All of the data should be repeated exactly; pictures are not part of the copy.
━━━━━━━━
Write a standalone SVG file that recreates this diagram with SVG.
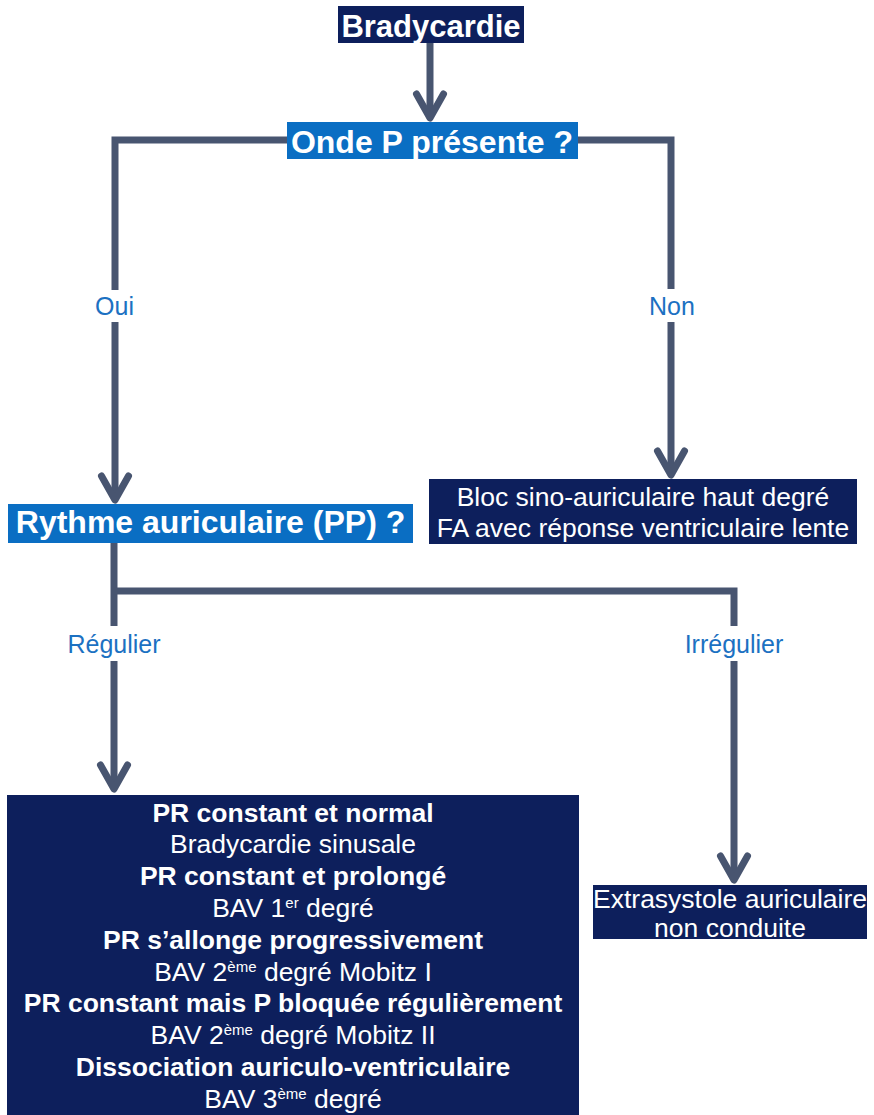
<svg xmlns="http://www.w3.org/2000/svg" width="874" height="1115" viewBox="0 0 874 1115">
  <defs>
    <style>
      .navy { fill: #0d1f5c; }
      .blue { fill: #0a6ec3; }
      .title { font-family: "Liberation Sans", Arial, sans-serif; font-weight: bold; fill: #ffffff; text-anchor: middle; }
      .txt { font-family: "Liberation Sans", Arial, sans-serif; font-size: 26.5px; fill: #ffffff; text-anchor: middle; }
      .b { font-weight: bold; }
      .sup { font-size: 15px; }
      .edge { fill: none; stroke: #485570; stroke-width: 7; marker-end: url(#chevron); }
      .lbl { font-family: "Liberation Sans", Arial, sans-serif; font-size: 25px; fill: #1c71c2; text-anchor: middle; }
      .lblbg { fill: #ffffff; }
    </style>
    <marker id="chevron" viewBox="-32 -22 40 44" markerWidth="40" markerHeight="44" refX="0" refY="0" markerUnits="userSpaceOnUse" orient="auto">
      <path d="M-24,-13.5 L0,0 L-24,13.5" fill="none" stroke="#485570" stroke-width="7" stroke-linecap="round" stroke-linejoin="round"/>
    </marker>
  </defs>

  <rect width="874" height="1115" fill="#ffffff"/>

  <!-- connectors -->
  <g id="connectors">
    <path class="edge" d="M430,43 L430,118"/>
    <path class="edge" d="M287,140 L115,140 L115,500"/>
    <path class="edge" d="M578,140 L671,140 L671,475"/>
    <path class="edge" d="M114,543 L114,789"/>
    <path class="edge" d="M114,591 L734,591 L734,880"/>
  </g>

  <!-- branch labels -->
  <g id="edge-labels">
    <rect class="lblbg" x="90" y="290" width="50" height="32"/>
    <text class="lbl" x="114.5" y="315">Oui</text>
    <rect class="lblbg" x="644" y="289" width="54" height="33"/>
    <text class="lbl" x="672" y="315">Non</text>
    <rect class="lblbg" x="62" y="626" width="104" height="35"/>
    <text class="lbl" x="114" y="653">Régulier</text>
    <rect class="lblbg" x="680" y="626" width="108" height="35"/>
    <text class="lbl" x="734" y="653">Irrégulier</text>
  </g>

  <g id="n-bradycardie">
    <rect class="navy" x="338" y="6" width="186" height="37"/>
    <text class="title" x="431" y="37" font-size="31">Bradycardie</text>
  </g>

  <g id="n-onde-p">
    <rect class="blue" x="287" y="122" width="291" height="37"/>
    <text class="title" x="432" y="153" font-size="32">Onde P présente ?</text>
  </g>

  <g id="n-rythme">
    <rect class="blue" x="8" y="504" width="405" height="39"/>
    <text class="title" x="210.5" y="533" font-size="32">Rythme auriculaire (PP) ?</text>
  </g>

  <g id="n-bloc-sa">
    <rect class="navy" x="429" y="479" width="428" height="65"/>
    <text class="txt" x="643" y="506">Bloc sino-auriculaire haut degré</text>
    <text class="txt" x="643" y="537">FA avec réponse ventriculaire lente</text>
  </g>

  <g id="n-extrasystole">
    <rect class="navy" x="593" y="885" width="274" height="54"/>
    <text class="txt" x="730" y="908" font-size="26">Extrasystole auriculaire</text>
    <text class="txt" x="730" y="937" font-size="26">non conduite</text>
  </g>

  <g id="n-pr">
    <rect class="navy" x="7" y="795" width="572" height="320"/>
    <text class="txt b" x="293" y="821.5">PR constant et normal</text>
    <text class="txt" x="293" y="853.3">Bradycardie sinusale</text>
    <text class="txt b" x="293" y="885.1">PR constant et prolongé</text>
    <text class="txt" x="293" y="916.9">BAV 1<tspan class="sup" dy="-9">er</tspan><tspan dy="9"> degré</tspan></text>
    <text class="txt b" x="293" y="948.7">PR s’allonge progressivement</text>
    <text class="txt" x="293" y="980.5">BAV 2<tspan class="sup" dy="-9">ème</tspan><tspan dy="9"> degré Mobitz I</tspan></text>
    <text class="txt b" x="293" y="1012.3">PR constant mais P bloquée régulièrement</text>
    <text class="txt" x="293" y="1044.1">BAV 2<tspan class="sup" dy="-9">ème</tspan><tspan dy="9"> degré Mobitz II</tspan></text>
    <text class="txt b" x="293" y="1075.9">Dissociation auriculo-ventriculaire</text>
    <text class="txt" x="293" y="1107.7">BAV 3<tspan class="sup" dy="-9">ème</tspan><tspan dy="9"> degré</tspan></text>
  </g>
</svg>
━━━━━━━━
### Reply to the task
Write a standalone SVG file that recreates this diagram with SVG.
<svg xmlns="http://www.w3.org/2000/svg" width="874" height="1115" viewBox="0 0 874 1115">
  <defs>
    <style>
      .navy { fill: #0d1f5c; }
      .blue { fill: #0a6ec3; }
      .title { font-family: "Liberation Sans", Arial, sans-serif; font-weight: bold; fill: #ffffff; text-anchor: middle; }
      .txt { font-family: "Liberation Sans", Arial, sans-serif; font-size: 26.5px; fill: #ffffff; text-anchor: middle; }
      .b { font-weight: bold; }
      .sup { font-size: 15px; }
      .edge { fill: none; stroke: #485570; stroke-width: 7; marker-end: url(#chevron); }
      .lbl { font-family: "Liberation Sans", Arial, sans-serif; font-size: 25px; fill: #1c71c2; text-anchor: middle; }
      .lblbg { fill: #ffffff; }
    </style>
    <marker id="chevron" viewBox="-32 -22 40 44" markerWidth="40" markerHeight="44" refX="0" refY="0" markerUnits="userSpaceOnUse" orient="auto">
      <path d="M-24,-13.5 L0,0 L-24,13.5" fill="none" stroke="#485570" stroke-width="7" stroke-linecap="round" stroke-linejoin="round"/>
    </marker>
  </defs>

  <rect width="874" height="1115" fill="#ffffff"/>

  <!-- connectors -->
  <g id="connectors">
    <path class="edge" d="M430,43 L430,118"/>
    <path class="edge" d="M287,140 L115,140 L115,500"/>
    <path class="edge" d="M578,140 L671,140 L671,475"/>
    <path class="edge" d="M114,543 L114,789"/>
    <path class="edge" d="M114,591 L734,591 L734,880"/>
  </g>

  <!-- branch labels -->
  <g id="edge-labels">
    <rect class="lblbg" x="90" y="290" width="50" height="32"/>
    <text class="lbl" x="114.5" y="315">Oui</text>
    <rect class="lblbg" x="644" y="289" width="54" height="33"/>
    <text class="lbl" x="672" y="315">Non</text>
    <rect class="lblbg" x="62" y="626" width="104" height="35"/>
    <text class="lbl" x="114" y="653">Régulier</text>
    <rect class="lblbg" x="680" y="626" width="108" height="35"/>
    <text class="lbl" x="734" y="653">Irrégulier</text>
  </g>

  <g id="n-bradycardie">
    <rect class="navy" x="338" y="6" width="186" height="37"/>
    <text class="title" x="431" y="37" font-size="31">Bradycardie</text>
  </g>

  <g id="n-onde-p">
    <rect class="blue" x="287" y="122" width="291" height="37"/>
    <text class="title" x="432" y="153" font-size="32">Onde P présente ?</text>
  </g>

  <g id="n-rythme">
    <rect class="blue" x="8" y="504" width="405" height="39"/>
    <text class="title" x="210.5" y="533" font-size="32">Rythme auriculaire (PP) ?</text>
  </g>

  <g id="n-bloc-sa">
    <rect class="navy" x="429" y="479" width="428" height="65"/>
    <text class="txt" x="643" y="506">Bloc sino-auriculaire haut degré</text>
    <text class="txt" x="643" y="537">FA avec réponse ventriculaire lente</text>
  </g>

  <g id="n-extrasystole">
    <rect class="navy" x="593" y="885" width="274" height="54"/>
    <text class="txt" x="730" y="908" font-size="26">Extrasystole auriculaire</text>
    <text class="txt" x="730" y="937" font-size="26">non conduite</text>
  </g>

  <g id="n-pr">
    <rect class="navy" x="7" y="795" width="572" height="320"/>
    <text class="txt b" x="293" y="821.5">PR constant et normal</text>
    <text class="txt" x="293" y="853.3">Bradycardie sinusale</text>
    <text class="txt b" x="293" y="885.1">PR constant et prolongé</text>
    <text class="txt" x="293" y="916.9">BAV 1<tspan class="sup" dy="-9">er</tspan><tspan dy="9"> degré</tspan></text>
    <text class="txt b" x="293" y="948.7">PR s’allonge progressivement</text>
    <text class="txt" x="293" y="980.5">BAV 2<tspan class="sup" dy="-9">ème</tspan><tspan dy="9"> degré Mobitz I</tspan></text>
    <text class="txt b" x="293" y="1012.3">PR constant mais P bloquée régulièrement</text>
    <text class="txt" x="293" y="1044.1">BAV 2<tspan class="sup" dy="-9">ème</tspan><tspan dy="9"> degré Mobitz II</tspan></text>
    <text class="txt b" x="293" y="1075.9">Dissociation auriculo-ventriculaire</text>
    <text class="txt" x="293" y="1107.7">BAV 3<tspan class="sup" dy="-9">ème</tspan><tspan dy="9"> degré</tspan></text>
  </g>
</svg>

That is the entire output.